Collect the lines of the entries where "with" shows up.

________________________________________

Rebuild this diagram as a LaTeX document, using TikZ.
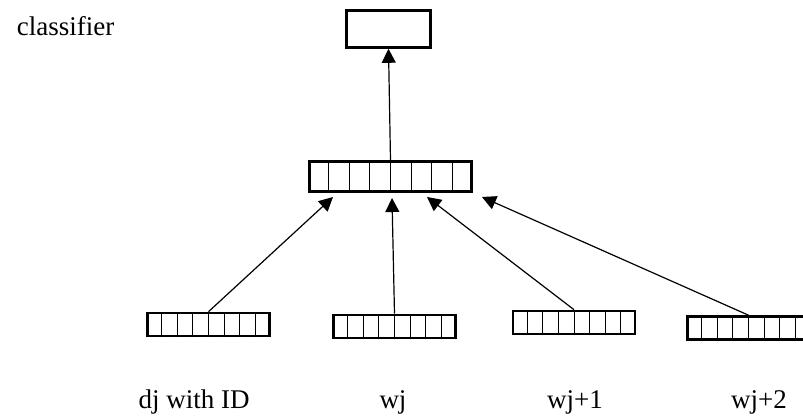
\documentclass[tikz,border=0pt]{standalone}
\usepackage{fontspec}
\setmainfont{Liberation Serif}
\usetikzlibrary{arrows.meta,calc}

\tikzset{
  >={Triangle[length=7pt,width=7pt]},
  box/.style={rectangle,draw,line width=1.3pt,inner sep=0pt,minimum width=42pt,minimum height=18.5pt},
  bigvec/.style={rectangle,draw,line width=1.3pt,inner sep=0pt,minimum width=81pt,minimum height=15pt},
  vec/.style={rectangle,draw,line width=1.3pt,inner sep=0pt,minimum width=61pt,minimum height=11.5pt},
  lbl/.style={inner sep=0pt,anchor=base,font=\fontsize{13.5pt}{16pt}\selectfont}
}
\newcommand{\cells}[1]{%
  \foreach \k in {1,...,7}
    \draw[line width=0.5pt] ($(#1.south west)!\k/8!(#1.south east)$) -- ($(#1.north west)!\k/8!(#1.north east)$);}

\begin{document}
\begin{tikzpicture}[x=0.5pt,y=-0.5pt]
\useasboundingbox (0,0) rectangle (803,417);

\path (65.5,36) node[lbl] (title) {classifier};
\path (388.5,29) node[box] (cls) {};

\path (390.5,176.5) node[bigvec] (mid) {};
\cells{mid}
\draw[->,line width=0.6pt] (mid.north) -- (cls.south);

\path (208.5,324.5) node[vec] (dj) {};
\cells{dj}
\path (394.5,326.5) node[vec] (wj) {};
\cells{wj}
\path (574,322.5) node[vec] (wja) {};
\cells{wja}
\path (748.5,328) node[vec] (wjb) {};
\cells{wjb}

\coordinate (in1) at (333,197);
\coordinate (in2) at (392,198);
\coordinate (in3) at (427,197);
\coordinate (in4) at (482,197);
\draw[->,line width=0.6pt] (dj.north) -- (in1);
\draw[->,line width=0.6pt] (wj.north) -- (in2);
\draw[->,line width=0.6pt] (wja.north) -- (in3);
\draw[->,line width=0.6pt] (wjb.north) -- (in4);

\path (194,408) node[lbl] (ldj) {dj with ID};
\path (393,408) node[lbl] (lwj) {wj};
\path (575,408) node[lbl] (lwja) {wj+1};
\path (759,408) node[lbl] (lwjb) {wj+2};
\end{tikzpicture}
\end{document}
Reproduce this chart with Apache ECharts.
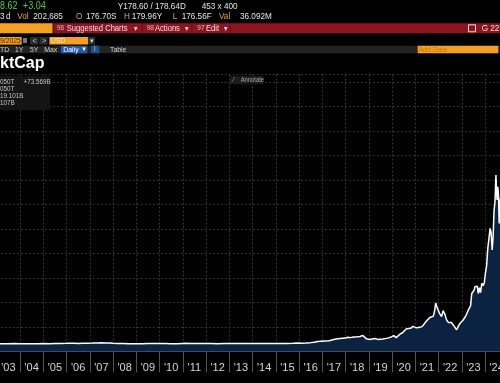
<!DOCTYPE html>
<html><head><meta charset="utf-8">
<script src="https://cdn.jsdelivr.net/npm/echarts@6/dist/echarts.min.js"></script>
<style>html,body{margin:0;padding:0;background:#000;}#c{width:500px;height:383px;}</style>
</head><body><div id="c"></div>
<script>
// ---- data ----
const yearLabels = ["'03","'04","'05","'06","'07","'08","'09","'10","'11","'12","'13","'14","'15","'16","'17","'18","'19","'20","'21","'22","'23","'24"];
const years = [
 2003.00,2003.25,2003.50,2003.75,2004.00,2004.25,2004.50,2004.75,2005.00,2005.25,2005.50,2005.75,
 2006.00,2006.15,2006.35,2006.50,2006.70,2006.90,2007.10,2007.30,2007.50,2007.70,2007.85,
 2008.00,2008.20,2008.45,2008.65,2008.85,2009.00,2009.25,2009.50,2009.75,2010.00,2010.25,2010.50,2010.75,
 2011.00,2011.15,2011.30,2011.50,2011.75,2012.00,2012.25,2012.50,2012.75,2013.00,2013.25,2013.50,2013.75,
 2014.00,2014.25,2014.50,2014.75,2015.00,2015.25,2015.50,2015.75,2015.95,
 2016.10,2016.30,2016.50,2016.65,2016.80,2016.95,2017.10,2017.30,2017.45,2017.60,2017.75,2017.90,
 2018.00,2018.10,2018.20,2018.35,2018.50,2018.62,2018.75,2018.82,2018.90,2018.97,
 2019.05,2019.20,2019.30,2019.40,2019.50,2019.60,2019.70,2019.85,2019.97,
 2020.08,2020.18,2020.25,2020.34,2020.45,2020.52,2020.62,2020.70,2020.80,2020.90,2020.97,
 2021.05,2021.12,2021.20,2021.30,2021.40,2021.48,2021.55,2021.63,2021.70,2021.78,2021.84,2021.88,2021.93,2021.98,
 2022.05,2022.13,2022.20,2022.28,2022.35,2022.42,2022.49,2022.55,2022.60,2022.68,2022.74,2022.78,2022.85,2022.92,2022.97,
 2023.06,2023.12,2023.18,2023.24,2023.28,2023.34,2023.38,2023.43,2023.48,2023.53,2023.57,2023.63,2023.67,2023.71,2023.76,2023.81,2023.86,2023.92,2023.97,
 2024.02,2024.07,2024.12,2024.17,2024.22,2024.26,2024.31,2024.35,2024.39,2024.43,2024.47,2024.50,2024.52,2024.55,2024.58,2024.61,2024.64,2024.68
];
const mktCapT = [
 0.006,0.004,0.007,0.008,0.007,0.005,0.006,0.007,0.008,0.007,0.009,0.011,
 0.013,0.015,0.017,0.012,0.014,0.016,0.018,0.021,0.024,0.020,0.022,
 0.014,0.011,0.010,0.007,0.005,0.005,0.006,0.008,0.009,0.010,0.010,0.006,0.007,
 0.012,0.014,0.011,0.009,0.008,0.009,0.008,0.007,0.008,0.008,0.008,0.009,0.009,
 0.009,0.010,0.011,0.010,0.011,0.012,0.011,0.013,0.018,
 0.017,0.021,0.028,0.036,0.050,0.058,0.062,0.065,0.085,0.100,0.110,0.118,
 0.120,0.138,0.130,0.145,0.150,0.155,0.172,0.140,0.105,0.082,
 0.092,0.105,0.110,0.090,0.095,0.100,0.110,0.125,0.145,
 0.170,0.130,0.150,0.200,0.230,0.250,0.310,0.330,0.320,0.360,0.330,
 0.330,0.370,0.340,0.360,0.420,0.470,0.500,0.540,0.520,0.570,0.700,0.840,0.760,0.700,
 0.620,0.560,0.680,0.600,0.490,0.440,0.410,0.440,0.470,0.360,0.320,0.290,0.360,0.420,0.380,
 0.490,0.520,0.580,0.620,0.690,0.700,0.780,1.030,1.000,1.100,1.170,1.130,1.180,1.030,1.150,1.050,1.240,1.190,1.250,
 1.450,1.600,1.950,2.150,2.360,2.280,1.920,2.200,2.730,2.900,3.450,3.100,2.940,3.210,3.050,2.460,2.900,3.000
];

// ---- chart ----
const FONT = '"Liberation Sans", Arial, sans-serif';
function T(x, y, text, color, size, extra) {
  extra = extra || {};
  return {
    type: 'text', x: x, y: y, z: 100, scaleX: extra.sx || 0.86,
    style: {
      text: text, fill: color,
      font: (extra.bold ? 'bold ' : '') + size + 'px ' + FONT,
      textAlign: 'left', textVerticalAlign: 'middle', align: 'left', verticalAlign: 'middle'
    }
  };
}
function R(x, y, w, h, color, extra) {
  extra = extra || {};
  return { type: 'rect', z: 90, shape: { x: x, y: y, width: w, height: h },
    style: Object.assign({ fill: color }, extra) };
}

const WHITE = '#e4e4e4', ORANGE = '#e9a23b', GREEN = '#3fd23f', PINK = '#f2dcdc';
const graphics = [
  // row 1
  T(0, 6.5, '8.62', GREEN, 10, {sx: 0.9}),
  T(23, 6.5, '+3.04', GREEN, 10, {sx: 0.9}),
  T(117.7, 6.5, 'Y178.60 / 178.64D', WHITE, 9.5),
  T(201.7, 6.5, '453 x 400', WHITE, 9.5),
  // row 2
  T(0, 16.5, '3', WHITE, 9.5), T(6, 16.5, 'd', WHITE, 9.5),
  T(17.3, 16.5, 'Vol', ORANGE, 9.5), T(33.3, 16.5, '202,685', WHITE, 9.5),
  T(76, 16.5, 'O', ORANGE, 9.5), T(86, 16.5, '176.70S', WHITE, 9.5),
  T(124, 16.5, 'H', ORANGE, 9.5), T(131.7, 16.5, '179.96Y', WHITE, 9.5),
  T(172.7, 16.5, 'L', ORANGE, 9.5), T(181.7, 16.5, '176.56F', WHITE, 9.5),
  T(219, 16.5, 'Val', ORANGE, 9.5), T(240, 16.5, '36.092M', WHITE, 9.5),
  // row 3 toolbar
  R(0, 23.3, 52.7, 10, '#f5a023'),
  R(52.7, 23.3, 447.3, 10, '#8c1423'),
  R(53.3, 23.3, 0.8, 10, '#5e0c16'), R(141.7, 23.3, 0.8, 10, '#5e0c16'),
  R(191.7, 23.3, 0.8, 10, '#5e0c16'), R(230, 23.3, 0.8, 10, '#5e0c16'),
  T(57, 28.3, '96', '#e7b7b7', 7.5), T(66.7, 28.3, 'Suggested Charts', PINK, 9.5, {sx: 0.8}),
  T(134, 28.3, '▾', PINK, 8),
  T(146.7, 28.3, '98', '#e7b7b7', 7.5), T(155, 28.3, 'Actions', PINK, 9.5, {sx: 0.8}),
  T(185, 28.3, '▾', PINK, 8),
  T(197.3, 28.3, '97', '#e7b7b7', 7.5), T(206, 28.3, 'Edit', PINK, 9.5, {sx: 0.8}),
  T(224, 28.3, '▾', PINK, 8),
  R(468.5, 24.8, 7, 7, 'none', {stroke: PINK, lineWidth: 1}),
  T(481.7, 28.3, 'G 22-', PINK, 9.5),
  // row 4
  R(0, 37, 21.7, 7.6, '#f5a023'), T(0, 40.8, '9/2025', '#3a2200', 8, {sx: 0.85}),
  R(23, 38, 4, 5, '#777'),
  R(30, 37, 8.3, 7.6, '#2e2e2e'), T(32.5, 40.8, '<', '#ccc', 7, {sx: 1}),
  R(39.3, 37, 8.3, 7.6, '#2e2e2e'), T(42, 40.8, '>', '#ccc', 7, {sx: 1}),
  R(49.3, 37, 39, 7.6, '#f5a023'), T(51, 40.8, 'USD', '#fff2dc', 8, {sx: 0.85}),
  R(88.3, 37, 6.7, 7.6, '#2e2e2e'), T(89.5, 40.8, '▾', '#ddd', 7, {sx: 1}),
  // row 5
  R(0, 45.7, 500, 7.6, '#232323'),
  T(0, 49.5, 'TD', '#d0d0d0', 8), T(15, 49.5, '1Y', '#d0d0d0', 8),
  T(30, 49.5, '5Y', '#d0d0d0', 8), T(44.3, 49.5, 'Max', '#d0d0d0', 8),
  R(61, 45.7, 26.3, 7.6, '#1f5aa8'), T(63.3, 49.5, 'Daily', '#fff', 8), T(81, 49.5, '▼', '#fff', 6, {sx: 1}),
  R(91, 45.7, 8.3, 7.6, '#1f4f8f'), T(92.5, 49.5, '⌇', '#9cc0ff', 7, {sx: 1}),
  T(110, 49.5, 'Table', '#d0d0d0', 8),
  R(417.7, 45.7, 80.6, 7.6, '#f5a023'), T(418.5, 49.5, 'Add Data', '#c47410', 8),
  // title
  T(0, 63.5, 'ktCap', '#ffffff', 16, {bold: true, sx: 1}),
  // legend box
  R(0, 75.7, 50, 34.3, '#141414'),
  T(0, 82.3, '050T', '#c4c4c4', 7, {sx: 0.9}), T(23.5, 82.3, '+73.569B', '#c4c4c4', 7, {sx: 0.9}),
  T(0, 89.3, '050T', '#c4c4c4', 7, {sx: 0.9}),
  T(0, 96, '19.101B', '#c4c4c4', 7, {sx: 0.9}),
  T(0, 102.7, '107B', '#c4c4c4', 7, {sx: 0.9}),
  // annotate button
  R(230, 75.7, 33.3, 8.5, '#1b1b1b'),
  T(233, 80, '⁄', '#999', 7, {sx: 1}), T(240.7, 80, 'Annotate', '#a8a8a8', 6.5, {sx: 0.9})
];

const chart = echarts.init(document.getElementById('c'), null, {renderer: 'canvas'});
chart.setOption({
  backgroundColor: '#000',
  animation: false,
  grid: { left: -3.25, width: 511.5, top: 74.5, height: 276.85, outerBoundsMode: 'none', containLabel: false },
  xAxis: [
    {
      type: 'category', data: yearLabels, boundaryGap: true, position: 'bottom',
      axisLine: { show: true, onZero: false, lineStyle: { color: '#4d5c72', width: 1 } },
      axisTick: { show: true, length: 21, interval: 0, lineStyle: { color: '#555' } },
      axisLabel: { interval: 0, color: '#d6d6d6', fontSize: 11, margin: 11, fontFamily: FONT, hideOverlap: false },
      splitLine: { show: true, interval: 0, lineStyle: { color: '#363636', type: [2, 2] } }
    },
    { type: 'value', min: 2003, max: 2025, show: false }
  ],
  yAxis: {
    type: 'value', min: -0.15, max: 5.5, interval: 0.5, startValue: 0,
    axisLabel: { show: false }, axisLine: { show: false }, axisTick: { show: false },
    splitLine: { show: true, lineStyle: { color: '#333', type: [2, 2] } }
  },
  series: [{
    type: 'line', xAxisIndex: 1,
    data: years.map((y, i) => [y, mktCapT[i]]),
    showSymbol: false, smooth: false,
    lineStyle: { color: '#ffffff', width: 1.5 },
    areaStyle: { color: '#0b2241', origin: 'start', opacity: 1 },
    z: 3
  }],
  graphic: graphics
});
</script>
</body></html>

________________________________________

• **RESULT OF THE EXERCISE**
\path (194,408) node[lbl] (ldj) {dj with ID};
Reproduce this chart with Apache ECharts.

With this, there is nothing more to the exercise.